A Fundamental Theological Question, via Jerry Coyne

Only time for a quick post today, again, ironically about a fundamental theological issue. What is the essential difference between science and religion, between a way of thinking and a way of not thinking but merely conforming to community traditions, or “believing’ whatever makes you feel good? (In a deep sense this difference, or conflict, comes from not asking the right questions. But that’s a subject for another time.)

The theological quandary today is from a writer who wrote a book called Faith vs. Fact: Why Science and Religion Are Incompatible (which I’ve read twice and have detailed notes on, though still not summarized on this blog). The reasons for the claims of that title are obvious to rational people (like scientists, science fiction writers, and science fiction readers, mostly); but most people are not truly rational, they’re saturated in cultures that subscribe to beliefs that are traditional but not rational or reasonable yet which bind them together, wherein it would be impolitic to challenge in order to safely remain in such cultures.

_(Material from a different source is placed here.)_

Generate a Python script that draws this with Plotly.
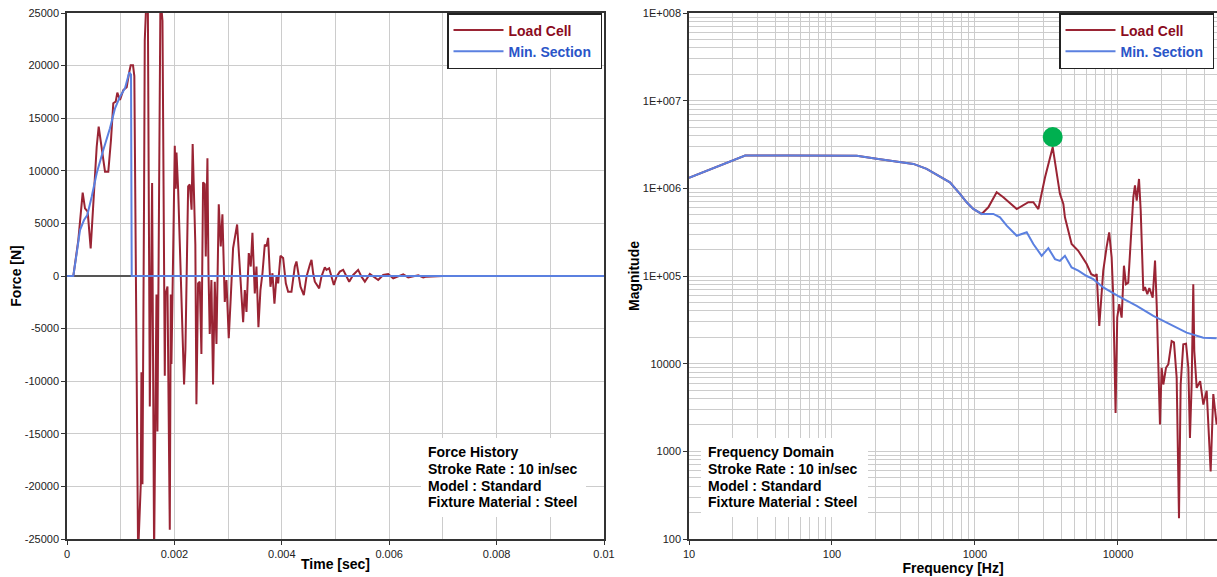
import plotly.graph_objects as go

# ---------------- Force history (time domain) ----------------
time_load_cell = [
    0, 0.00002, 0.000118, 0.000211, 0.000292, 0.000335, 0.000385, 0.000441,
    0.00049, 0.000553, 0.00059, 0.000646, 0.000708, 0.000769, 0.000819,
    0.000862, 0.000907, 0.000937, 0.000987, 0.001049, 0.001112, 0.001155,
    0.001186, 0.001229, 0.001254,
    0.001324, 0.001374, 0.001386, 0.001405, 0.001436, 0.001448, 0.00148,
    0.001505, 0.001542, 0.001585, 0.001622, 0.001666, 0.001684, 0.00174,
    0.001778, 0.001802, 0.001821, 0.001834, 0.001871, 0.001914, 0.001933,
    0.001945, 0.002007, 0.002025, 0.002039, 0.00207, 0.00218, 0.002205,
    0.002256, 0.002287, 0.00232, 0.00234, 0.002368, 0.00239, 0.00241,
    0.002441, 0.002472, 0.002503, 0.002534, 0.002565, 0.002584, 0.002615,
    0.002634, 0.002658, 0.002689, 0.00272, 0.002752, 0.002783, 0.002826,
    0.002863, 0.002894, 0.002938, 0.002969, 0.003012, 0.00305, 0.003093,
    0.003168, 0.003217, 0.003248, 0.00328, 0.003311, 0.003342, 0.003385,
    0.003422, 0.003453, 0.003497, 0.003528, 0.003565, 0.003602, 0.00364,
    0.003683, 0.003714, 0.003745, 0.003789, 0.003826, 0.003863, 0.003901,
    0.003932, 0.003975, 0.004025, 0.004075, 0.004118, 0.00418, 0.004242,
    0.004273, 0.004304, 0.004348, 0.00441, 0.00446, 0.004522, 0.004553,
    0.004584, 0.004615, 0.004696, 0.004739, 0.004801, 0.004832, 0.004882,
    0.004925, 0.004969, 0.005019, 0.005081, 0.005143, 0.005205, 0.005255,
    0.005329, 0.005422, 0.005484, 0.005547, 0.00564, 0.005702, 0.005795,
    0.005888, 0.005981, 0.006075, 0.006168, 0.006261, 0.006354, 0.006447,
    0.006541, 0.006634, 0.006696, 0.0070, 0.01,
]
force_load_cell = [
    0, 0, 0, 3420, 7920, 6430, 6110, 2630,
    7220, 12290, 14190, 12200, 9920, 9920, 12930,
    16420, 16580, 17430, 16730, 17680, 17940, 19270,
    20030, 20030, 19000,
    -26500, -19770, -9160, -19800, 8500, 22400, 26500,
    26500, -12400, 8840, -26500, -1770, -14790, 26500,
    24270, 480, -9480, -1770, -1000, -24110, -1770,
    -8360, 12380, 8300, 11730, 8200, -10300, -7000,
    8520, 8700, 6300, 12540, 6270, 3000, -12200,
    -700, -540, -7420, 8900, 8740, 1860, 11200,
    580, -5500, -380, -10300, -540, -6460, 6820,
    2820, 5860, -2460, -380, -5920, -1980, 2660,
    4900, 1220, -1660, -4380, -1340, -3420, 2180,
    900, 4100, -1660, 900, -4860, -1340, 260,
    2980, 2820, 3620, -1020, 260, -2620, -60,
    -700, 1920, 1700, -700, -1500, -1500, 900,
    1380, 260, -1020, -1820, -60, 1060, 1540,
    260, -540, -1180, -60, 830, 580, 740,
    -60, -860, -60, 420, 580, -60, -540,
    100, 580, -60, -540, 190, -60, -380,
    100, 190, -220, -60, 160, -130, -60,
    60, -130, -60, 0, 0,
]

time_min_section = [
    0, 0.00002, 0.000118, 0.00018, 0.000242, 0.000317, 0.000378, 0.00046,
    0.000553, 0.000676, 0.0008, 0.000894, 0.000987, 0.00108, 0.00116,
    0.001192, 0.001205, 0.01,
]
force_min_section = [
    0, 0, 0, 2150, 4370, 5320, 5800, 7540,
    9760, 11980, 14040, 15940, 17050, 17850, 19360,
    19140, 0, 0,
]

# ---------------- Frequency domain ----------------
freq_load_cell = [
    10, 24.7, 50.8, 100, 149, 205, 283, 299, 371, 459, 553, 668, 785, 875,
    973, 1114, 1240, 1418, 1578, 1959, 2361, 2559, 2774, 3090, 3495, 3828,
    3926, 4149, 4257, 4740, 5276, 6040, 6500, 6905, 7100, 7400, 7690, 7890,
    8320, 8680, 9030, 9270, 9620, 9880, 10200, 10610, 11010, 11370, 11800,
    12270, 12800, 13150, 13520, 14030, 14420, 15040, 15450, 16040, 16570,
    17490, 18160, 18660, 19150, 19660, 20200, 20750, 21670, 22490, 23730,
    24640, 25730, 26710, 27440, 28620, 29920, 31050, 31870, 32750, 33620,
    34170, 35520, 37560, 39540, 41720, 44470, 46410, 49000,
]
mag_load_cell = [
    1.32e6, 2.37e6, 2.37e6, 2.36e6, 2.35e6, 2.17e6, 2.03e6, 2.0e6, 1.9e6,
    1.67e6, 1.4e6, 1.17e6, 8.65e5, 6.93e5,
    5.82e5, 5.1e5, 6.08e5, 9.03e5, 7.9e5, 5.8e5, 6.94e5, 6.94e5, 5.8e5,
    1.34e6, 2.95e6, 1.23e6,
    8.65e5, 6.64e5, 4.67e5, 2.32e5, 1.94e5, 1.37e5, 1.05e5, 1.0e5, 1.05e5,
    2.69e4, 5.67e4, 1.15e5,
    2.12e5, 3.15e5, 1.63e5, 5.67e4, 2.74e3, 3.35e4, 4.77e4, 3.35e4, 1.31e5,
    8.07e4, 8.4e4,
    2.32e5, 7.9e5, 1.08e6, 7.25e5, 1.28e6, 5.58e5, 6.77e4, 7.5e4, 6.2e4,
    7.3e4,
    5.67e4, 1.5e5, 4.6e4, 1.17e4, 2.02e3, 8.98e3, 5.79e3, 8.98e3, 9.8e3,
    1.81e4,
    1.75e4, 6.9e3, 173, 5.79e3, 1.66e4, 1.69e4, 8.98e3, 1.42e3, 5.79e3,
    8.07e4,
    1.4e4, 5.3e3, 6.3e3, 3.42e3, 4.9e3, 590, 4.5e3, 2.02e3,
]

freq_min_section = [
    10, 24.7, 50.8, 100, 149, 205, 283, 299, 371, 459, 553, 668, 785, 875,
    973, 1114, 1343, 1496, 1667, 1959, 2300, 2559, 2926, 3258, 3626, 3926,
    4257, 4740, 5276, 6040, 6716, 7890, 10050, 13520, 17670, 23120, 30200,
    39540, 49000,
]
mag_min_section = [
    1.32e6, 2.37e6, 2.37e6, 2.36e6, 2.35e6, 2.17e6, 2.03e6, 2.0e6, 1.9e6,
    1.67e6, 1.4e6, 1.17e6, 8.65e5, 6.93e5,
    5.82e5, 5.1e5, 5.1e5, 4.67e5, 3.75e5, 2.88e5, 3.15e5, 2.32e5, 1.7e5,
    2.08e5, 1.56e5, 1.49e5,
    1.7e5, 1.25e5, 1.15e5, 1.0e5, 9.2e4, 7.4e4, 5.9e4, 4.56e4, 3.5e4,
    2.82e4, 2.26e4,
    1.98e4, 1.95e4,
]

peak_freq = [3495]
peak_mag = [3.85e6]

# ---------------- Tick labels ----------------
force_ticks = [-25000, -20000, -15000, -10000, -5000, 0, 5000, 10000, 15000, 20000, 25000]
force_tick_text = ["-25000", "-20000", "-15000", "-10000", "-5000", "0",
                   "5000", "10000", "15000", "20000", "25000"]
time_ticks = [0, 0.002, 0.004, 0.006, 0.008, 0.01]
time_tick_text = ["0", "0.002", "0.004", "0.006", "0.008", "0.01"]
mag_ticks = [100, 1000, 10000, 1e5, 1e6, 1e7, 1e8]
mag_tick_text = ["100", "1000", "10000", "1E+005", "1E+006", "1E+007", "1E+008"]
freq_ticks = [10, 100, 1000, 10000]
freq_tick_text = ["10", "100", "1000", "10000"]

info_time = ["Force History", "Stroke Rate : 10 in/sec", "Model : Standard",
             "Fixture Material : Steel"]
info_freq = ["Frequency Domain", "Stroke Rate : 10 in/sec", "Model : Standard",
             "Fixture Material : Steel"]

# ---------------- Styling ----------------
FONT = "Liberation Sans, Arial, sans-serif"
RED = "#9a2434"
BLUE = "#5b80e0"
RED_TXT = "#8b0c1e"
BLUE_TXT = "#2a55c8"
GRID = "#cccccc"
AXIS = "#333333"
W, H = 1217, 577


def px_x(p):
    return p / W


def px_y(p):
    return 1 - p / H


def legend_name(text, color):
    # trailing non-breaking space gives the legend box some right padding
    return f"<span style='color:{color}'><b>{text}</b></span>\u00a0"


fig = go.Figure()

fig.add_trace(go.Scatter(
    x=time_load_cell, y=force_load_cell, mode="lines",
    line=dict(color=RED, width=2), name=legend_name("Load Cell", RED_TXT),
    xaxis="x", yaxis="y", legend="legend"))
fig.add_trace(go.Scatter(
    x=time_min_section, y=force_min_section, mode="lines",
    line=dict(color=BLUE, width=2), name=legend_name("Min. Section", BLUE_TXT),
    xaxis="x", yaxis="y", legend="legend"))

fig.add_trace(go.Scatter(
    x=freq_load_cell, y=mag_load_cell, mode="lines",
    line=dict(color=RED, width=2), name=legend_name("Load Cell", RED_TXT),
    xaxis="x2", yaxis="y2", legend="legend2"))
fig.add_trace(go.Scatter(
    x=freq_min_section, y=mag_min_section, mode="lines",
    line=dict(color=BLUE, width=2), name=legend_name("Min. Section", BLUE_TXT),
    xaxis="x2", yaxis="y2", legend="legend2"))
fig.add_trace(go.Scatter(
    x=peak_freq, y=peak_mag, mode="markers",
    marker=dict(color="#00b050", size=20), showlegend=False,
    xaxis="x2", yaxis="y2"))

y_domain = [px_y(539), px_y(13)]
tick_font = dict(family=FONT, size=11, color="#222222")
title_font = dict(family=FONT, size=14, color="#000000")

common_axis = dict(
    showline=True, linecolor=AXIS, linewidth=1.5, mirror=True,
    showgrid=True, gridcolor=GRID, gridwidth=1, automargin=False,
    ticks="outside", ticklen=4, tickcolor=AXIS, tickwidth=1,
    tickfont=tick_font, tickmode="array",
)

decade_minors_x = [m * 10 ** e for e in range(1, 5) for m in range(2, 10) if m * 10 ** e <= 50000]
decade_minors_y = [m * 10 ** e for e in range(2, 8) for m in range(2, 10)]

fig.update_layout(
    template="none",
    width=W, height=H,
    margin=dict(l=0, r=0, t=0, b=0, autoexpand=False),
    paper_bgcolor="white", plot_bgcolor="white",
    font=dict(family=FONT, color="#222222"),
    showlegend=True,
    xaxis=dict(
        **common_axis, domain=[px_x(67), px_x(604)], anchor="y",
        range=[0, 0.01], tickvals=time_ticks, ticktext=time_tick_text,
        minor=dict(dtick=0.001, tick0=0, showgrid=True, gridcolor=GRID, ticks=""),
        zeroline=False,
        title=dict(text="<b>Time [sec]</b>", font=title_font, standoff=0),
    ),
    yaxis=dict(
        **common_axis, domain=y_domain, anchor="x",
        range=[-25000, 25000], tickvals=force_ticks, ticktext=force_tick_text,
        zeroline=True, zerolinecolor="#555555", zerolinewidth=1.5,
        title=dict(text="<b>Force [N]</b>", font=title_font, standoff=0),
    ),
    xaxis2=dict(
        **common_axis, domain=[px_x(689), 1.0], anchor="y2",
        type="log", range=[1, 4.6925], tickvals=freq_ticks, ticktext=freq_tick_text,
        minor=dict(tickmode="array", tickvals=decade_minors_x, showgrid=True,
                   gridcolor=GRID, ticks=""),
        zeroline=False,
        title=dict(text="<b>Frequency [Hz]</b>", font=title_font, standoff=0),
    ),
    yaxis2=dict(
        **common_axis, domain=y_domain, anchor="x2",
        type="log", range=[2, 8], tickvals=mag_ticks, ticktext=mag_tick_text,
        minor=dict(tickmode="array", tickvals=decade_minors_y, showgrid=True,
                   gridcolor=GRID, ticks=""),
        zeroline=False,
        title=dict(text="<b>Magnitude</b>", font=title_font, standoff=0),
    ),
    legend=dict(
        x=px_x(602), xanchor="right", y=px_y(13), yanchor="top",
        bgcolor="white", bordercolor="#222222", borderwidth=1.5,
        font=dict(family=FONT, size=14), itemwidth=50, tracegroupgap=0,
    ),
    legend2=dict(
        x=px_x(1214), xanchor="right", y=px_y(13), yanchor="top",
        bgcolor="white", bordercolor="#222222", borderwidth=1.5,
        font=dict(family=FONT, size=14), itemwidth=50, tracegroupgap=0,
    ),
)

# White label panels with one annotation per text line
line_centres = [452.3, 469, 485.7, 502.3]
for left, right, lines in ((421, 586, info_time), (701, 868, info_freq)):
    fig.add_shape(type="rect", xref="paper", yref="paper",
                  x0=px_x(left), x1=px_x(right), y0=px_y(517), y1=px_y(438),
                  fillcolor="white", line=dict(width=0), layer="above")
    for yc, s in zip(line_centres, lines):
        fig.add_annotation(
            text=f"<b>{s}</b>", xref="paper", yref="paper",
            x=px_x(left + 6), y=px_y(yc), xanchor="left", yanchor="middle",
            showarrow=False, borderpad=0,
            font=dict(family=FONT, size=14, color="#000000"))

fig.write_html("out.html")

Jerry Coyne, 21 Jan 2023: I answer an ambiguous question: “Can scientists believe in God?

Before reading, my response: Yes, if only because some people who are apparently scientists claim to believe in god. But can they do so reasonably? Or are they employing cognitive dissonance to believe two counteractive ideas at the same time? Perhaps in different contexts?

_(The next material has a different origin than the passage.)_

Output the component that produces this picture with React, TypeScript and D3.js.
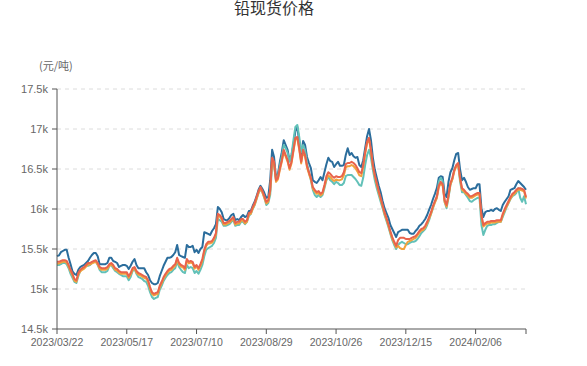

Coyne, faced with the question “Do scientists believe in God?”, discusses how he approached answering, beginning with the same point.

[The common] misconception is that science and religion must be compatible because there are religious scientists (and science-friendly believers). If you construe the question literally, then of course the answer is “Yes: lots of scientists are religious.” But that, to me, fails to demonstrate that science and religion are compatible—only that someone can believe in two incompatible “ways of knowing” at the same time.

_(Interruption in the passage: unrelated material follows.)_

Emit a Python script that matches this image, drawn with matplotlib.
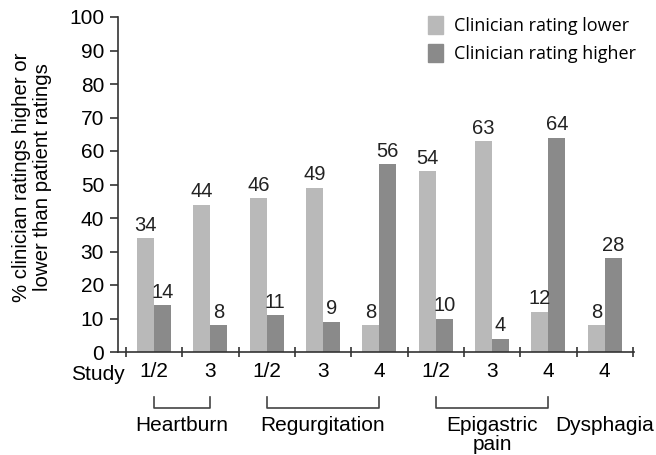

He directs readers to his full response at the site sciglam. But then he quotes himself on the essential point.

The fact that science can find truth but religion can’t is shown by the remarkable progress made by science in 300 years, while no progress has been made in theology. If there is a God, we know no more about Him than did St. Augustine.

Furthermore, there are hundreds of different religions, all making claims about what’s true, and yet many of the claims are incompatible (eg, “Was Jesus the son of God, or only a prophet?”). There’s no way to decide among these claims, since religion has no way to test them.

And then, in this post, Coyne quibblingly corrects himself by noting that Augustine lived 1500 years ago. And concludes his post,

But the important point is that theology is pretty much a useless enterprise, as its sweating practitioners, who actually get paid to make stuff up, have brought us no closer to understanding God or His ways—or even, of course, if God exists. Their job is simply to continuously re-interpret religious scripture and dogma so it adheres with the going morality. Theology is different from straight Biblical scholarship, which can tell us stuff about how the Bible or other scriptures came to be written and what their antecedents were. Biblical scholarship is useful as a form of historical inquiry and literary exegesis, while theology is a remnant of our childhood as a species, a vestigial belief that’s the mental equivalent of adults holding blankets and sucking their thumbs.

I’m fascinated by Biblical, and other religious, scholarship, but have no interest in theology, per Coyne’s reasons. Theology is why your priest can explain anything away, via selected Bible verses. Scholarship is how all those contradictory Bible versus got written and gathered (to the exclusion of other verses, and books) in the first place.